Making a sentence grammatically acceptable is only part of the challenge. Communicating effectively also requires that the person on the receiving end can process and understand what is being said as quickly as possible.
In a new study of 37 languages, three MIT researchers show that most languages move toward "dependency length minimization" (DLM) in practice. Users prefer more locally grouped dependent words whenever possible."People want words that are related to each other in a sentence to be close together," said Richard Futrell, a Ph.D. student in the Department of Brain and Cognitive Sciences at MIT, and a lead author of a new paper detailing the results. "There is this idea that the distance between grammatically related words in a sentence should be short, as a principle" (http://www.biosciencetechnology.com/news/2015/08/how-language-gives-your-brain-break?et_cid=4716205&et_rid=45505806&location=top)
As Futrell said, "When I'm talking to you, and you're trying to understand what I'm saying, you have to parse it, and figure out which words are related to each other.

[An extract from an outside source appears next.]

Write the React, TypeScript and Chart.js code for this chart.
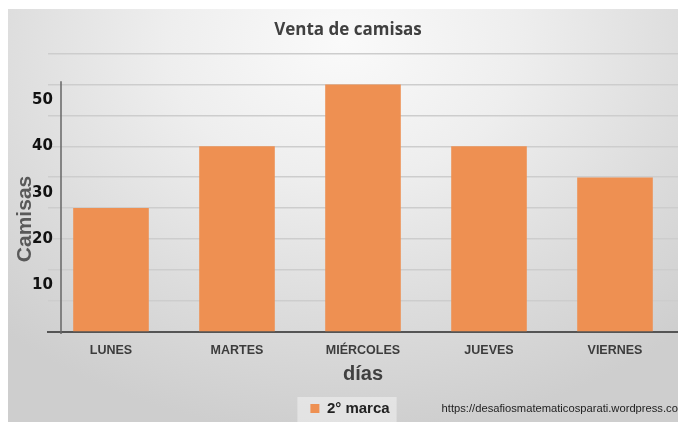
import React, { useEffect, useRef } from "react";
import { Chart, registerables } from "chart.js";

Chart.register(...registerables);

const TITLE = "Venta de camisas";
const CATEGORIES = ["LUNES", "MARTES", "MIÉRCOLES", "JUEVES", "VIERNES"];
const SERIES_NAME = "2° marca";
const VALUES = [26.7, 40, 53.3, 40, 33.3];
const Y_LABELS = [10, 20, 30, 40, 50];
const Y_GRID = [0, 6.67, 13.33, 20, 26.67, 33.33, 40, 46.67, 53.33, 60];
const Y_MAX = 60;
const Y_AXIS_TOP = 54;
const Y_TITLE = "Camisas";
const X_TITLE = "días";
const SOURCE = "https://desafiosmatematicosparati.wordpress.com";

const near = (a: number, b: number) => Math.abs(a - b) < 0.05;
const isGrid = (v: number) => Y_GRID.some((g) => near(g, v));
const isLabel = (v: number) => Y_LABELS.some((g) => near(g, v));
const ALL_TICKS = [...Y_GRID, ...Y_LABELS.filter((l) => !isGrid(l))].sort((a, b) => a - b);

const decor = {
  id: "decor",
  afterLayout(chart: any) {
    const lg = chart.legend;
    if (lg) {
      lg.left += 7;
      lg.right += 7;
    }
    const tb = chart.titleBlock;
    if (tb) {
      tb.left += 5;
      tb.right += 5;
    }
  },
  beforeDraw(chart: any) {
    const ctx = chart.ctx;
    const hb = chart.legend && chart.legend.legendHitBoxes && chart.legend.legendHitBoxes[0];
    if (hb) {
      ctx.save();
      ctx.fillStyle = "rgba(255,255,255,0.4)";
      ctx.fillRect(hb.left - 13, hb.top - 4, hb.width + 20, chart.height - hb.top + 4);
      ctx.restore();
    }
  },
  afterDraw(chart: any) {
    const ctx = chart.ctx;
    const area = chart.chartArea;
    const y = chart.scales.y;
    ctx.save();
    ctx.strokeStyle = "#666";
    ctx.lineWidth = 1.5;
    ctx.beginPath();
    ctx.moveTo(area.left + 13, y.getPixelForValue(Y_AXIS_TOP));
    ctx.lineTo(area.left + 13, area.bottom + 2);
    ctx.stroke();
    const hb = chart.legend && chart.legend.legendHitBoxes && chart.legend.legendHitBoxes[0];
    if (hb) {
      ctx.fillStyle = "#222";
      ctx.font = "11.2px 'Liberation Sans', Arial, sans-serif";
      ctx.textBaseline = "middle";
      ctx.textAlign = "left";
      ctx.fillText(SOURCE, hb.left + hb.width + 52, hb.top + hb.height / 2);
    }
    ctx.restore();
  },
};

export default function App() {
  const ref = useRef<HTMLCanvasElement>(null);
  useEffect(() => {
    const chart = new Chart(ref.current!, {
      type: "bar",
      data: {
        labels: CATEGORIES,
        datasets: [
          {
            label: SERIES_NAME,
            data: VALUES,
            backgroundColor: "#EE9052",
            borderWidth: 0,
            barPercentage: 0.6,
            categoryPercentage: 1,
          },
        ],
      },
      options: {
        responsive: false,
        animation: false,
        layout: { padding: { left: 0, right: 0, top: 0, bottom: -4 } },
        plugins: {
          title: {
            display: true,
            text: TITLE,
            color: "#404040",
            font: { family: "'Open Sans', sans-serif", size: 17, weight: "bold" },
            padding: { top: 11, bottom: 13 },
          },
          legend: {
            position: "bottom",
            labels: {
              boxWidth: 9,
              boxHeight: 9,
              padding: 2,
              color: "#222",
              font: { family: "'Liberation Sans', Arial, sans-serif", size: 15, weight: "bold" },
            },
          },
          tooltip: { enabled: false },
        },
        scales: {
          x: {
            grid: { display: false, drawTicks: false },
            border: { display: true, color: "#555", width: 2 },
            ticks: {
              color: "#3c3c3c",
              padding: 11,
              font: { family: "'Liberation Sans', Arial, sans-serif", size: 12.5, weight: "bold" },
            },
            title: {
              display: true,
              text: X_TITLE,
              color: "#404040",
              font: { family: "'Liberation Sans', Arial, sans-serif", size: 20, weight: "bold" },
              padding: { top: 0, bottom: 13 },
            },
            afterFit: (axis: any) => {
              axis.height = 67;
            },
          },
          y: {
            min: 0,
            max: Y_MAX,
            afterBuildTicks: (axis: any) => {
              axis.ticks = ALL_TICKS.map((v) => ({ value: v }));
            },
            grid: {
              drawTicks: false,
              lineWidth: 1.5,
              color: (c: any) => {
                const v = c.tick ? c.tick.value : -1;
                if (near(v, 0)) return "rgba(0,0,0,0)";
                return isGrid(v) ? "#cdcdcd" : "rgba(0,0,0,0)";
              },
            },
            border: { display: false },
            ticks: {
              mirror: true,
              crossAlign: "far",
              padding: -16,
              color: "#111",
              autoSkip: false,
              font: { family: "'DejaVu Sans', sans-serif", size: 15, weight: "bold" },
              callback: (v: any) => (isLabel(Number(v)) ? String(Math.round(Number(v))) : ""),
            },
            title: {
              display: true,
              text: Y_TITLE + "\u0020".repeat(9),
              color: "#595959",
              font: { family: "'Liberation Sans', Arial, sans-serif", size: 21, weight: "bold" },
              padding: { top: 5, bottom: 0 },
            },
            afterFit: (axis: any) => {
              axis.width = 40;
            },
          },
        },
      },
      plugins: [decor],
    });
    return () => chart.destroy();
  }, []);

  return (
    <div
      style={{
        position: "fixed",
        left: 8,
        top: 9,
        width: 670,
        height: 413,
        background:
          "radial-gradient(ellipse 75% 95% at 50% 8%, #fafafa 0%, #eeeeee 35%, #dcdcdc 70%, #cecece 100%)",
      }}
    >
      <canvas ref={ref} width={670} height={413} style={{ display: "block" }} />
    </div>
  );
}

If there is a large amount of time between one word and another related word, that means you have to hold one of those words in memory, and that can be hard to do."
While the existence of DLM had previously been posited and identified in a couple of languages, this is the largest study of its kind to date. Edward Gibson, a professor of cognitive science and co-author of the paper, said, "It was pretty interesting, because people had really only looked at it in one or two languages. We though it was probably true [more widely], but that's pretty important to show. ... We're not showing perfect optimization, but [DLM] is a factor that's involved."
According to the authors, "We provide the first large-scale, quantitative, cross-linguistic evidence for a universal syntactic property of languages: that dependency lengths are shorter than chance. Our work supports long-standing ideas that speakers prefer word orders with short dependency lengths and that languages do not enforce word orders with long dependency lengths. Dependency length minimization is well motivated, because it allows for more efficient parsing and generation of natural language. Over the last 20 years, the hypothesis of a pressure to minimize dependency length has been invoked to explain many of the most striking recurring properties of languages. Our broad-coverage findings support those explanations (http://www.pnas.org/content/early/2015/07/28/1502134112.abstract).
The researchers conducted the study using four large databases of sentences that have been parsed grammatically: one from Charles University in Prague, one from Google, one from the Universal Dependencies Consortium (a new group of computational linguists) and a Chinese-language database from the Linguistic Dependencies Consortium at the University of Pennsylvania. The sentences, derived from published texts, represent everyday language use.
To determine the effect of placing related words closer to each other, the researchers compared the dependency lengths of the sentences to baselines for dependency length in each language. One baseline randomizes the distance between each "head" word in a sentence and the "dependent" words. Because some languages have relatively strict word-order rules, the researchers also used a second baseline that accounted for the effects of those word-order relationships.
In both cases, the researchers discovered, the DLM tendency exists, to varying degrees, among languages. "Italian appears to be highly optimized for short sentences; German, which has some notoriously indirect sentence constructions, is far less optimized," according to the analysis.
Futrell, Gibson, and Mahowald acknowledge that the study triggers larger questions: Does the DLM tendency help the production of language, its reception, a more strictly cognitive function or all of the above?
"It could be for the speaker, the listener or both," Gibson said. "It's very difficult to separate those."